Mark Abraham's Flash of Genius (rated PG-13 for brief strong language) is a throwback to Detroit's golden age when auto manufacturers ruled-but ran into trouble when they crossed Bob Kearns (Greg Kinnear), an engineering professor who invented the intermittent windshield wiper in the 1960s.
Before Kearns' invention, car windshield wipers couldn't pause: They could only go fast or slow. He had a "flash of genius" moment one night driving home in the rain, when he started to think about making a windshield wiper that could blink the way a human eye does. After tinkering in his basement awhile, Kearns built the intermittent wiper and went to Ford with his design.
Intermittent wipers based on Kearns' design went into millions of cars designed by Ford, General Motors, and Chrysler, yet none of them paid Kearns for his invention. He spent the rest of his life fighting to get credit and money for the wipers that are now standard in most modern automobiles.
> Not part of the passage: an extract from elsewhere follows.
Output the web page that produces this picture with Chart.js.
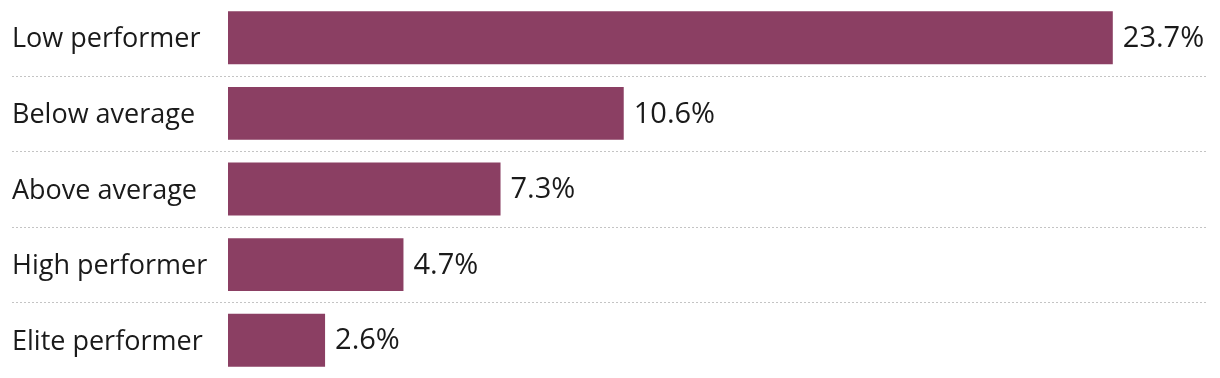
<!DOCTYPE html>
<html>
<head>
<meta charset="utf-8">
<script src="https://cdn.jsdelivr.net/npm/chart.js@4"></script>
<style>
  html, body { margin: 0; padding: 0; background: #fff; }
  #wrap { width: 1220px; height: 378px; }
</style>
</head>
<body>
<div id="wrap"><canvas id="graficoPerformers"></canvas></div>
<script>
const categorias = ['Low performer', 'Below average', 'Above average', 'High performer', 'Elite performer'];
const valores = [23.7, 10.6, 7.3, 4.7, 2.6];
const etiquetas = ['23.7%', '10.6%', '7.3%', '4.7%', '2.6%'];

const fuente = '"Open Sans", Lato, sans-serif';

// etiquetas de valor al final de cada barra + separadores punteados
const extras = {
    id: 'extras',
    afterDatasetsDraw(chart) {
        const ctx = chart.ctx;
        const meta = chart.getDatasetMeta(0);
        const y = chart.scales.y;
        ctx.save();
        ctx.strokeStyle = '#c4c4c4';
        ctx.lineWidth = 1;
        ctx.setLineDash([2, 2]);
        for (let i = 0; i < categorias.length - 1; i++) {
            const yy = Math.round((y.getPixelForValue(i) + y.getPixelForValue(i + 1)) / 2) + 0.5;
            ctx.beginPath();
            ctx.moveTo(12, yy);
            ctx.lineTo(1208, yy);
            ctx.stroke();
        }
        ctx.setLineDash([]);
        ctx.fillStyle = '#1a1a1a';
        ctx.font = '29px ' + fuente;
        ctx.textBaseline = 'middle';
        ctx.textAlign = 'left';
        meta.data.forEach((bar, i) => {
            ctx.fillText(etiquetas[i], bar.x + 10, bar.y + 1);
        });
        ctx.restore();
    }
};

const ctx = document.getElementById('graficoPerformers').getContext('2d');
new Chart(ctx, {
    type: 'bar',
    data: {
        labels: categorias,
        datasets: [{
            data: valores,
            backgroundColor: '#8b3f63',
            borderWidth: 0,
            categoryPercentage: 0.7,
            barPercentage: 1
        }]
    },
    options: {
        indexAxis: 'y',
        responsive: true,
        maintainAspectRatio: false,
        animation: false,
        layout: { padding: { left: 12, right: 12, top: 0, bottom: 0 } },
        plugins: {
            legend: { display: false },
            tooltip: { enabled: false }
        },
        scales: {
            x: {
                display: false,
                min: 0,
                max: 26.25
            },
            y: {
                grid: { display: false },
                border: { display: false },
                ticks: {
                    crossAlign: 'far',
                    padding: 0,
                    labelOffset: 2,
                    color: '#1a1a1a',
                    font: { family: fuente, size: 27 }
                },
                afterFit(scale) {
                    scale.width = 216;
                    scale.paddingTop = 0;
                    scale.paddingBottom = 0;
                }
            }
        }
    },
    plugins: [extras]
});
</script>
</body>
</html>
Kinnear ingrains his character with an emotional stability that supports the rest of the cast. Strong performances, helped by the retro 1960s and '70s design, bring the story to life. But Kearns' drive for legal justice cost him his marriage and tested his relationship with his six children. While his battle with auto manufacturers set a precedent for individuals who have been wronged to defend themselves in court, the tension in the film comes from what Kearns lost along the way.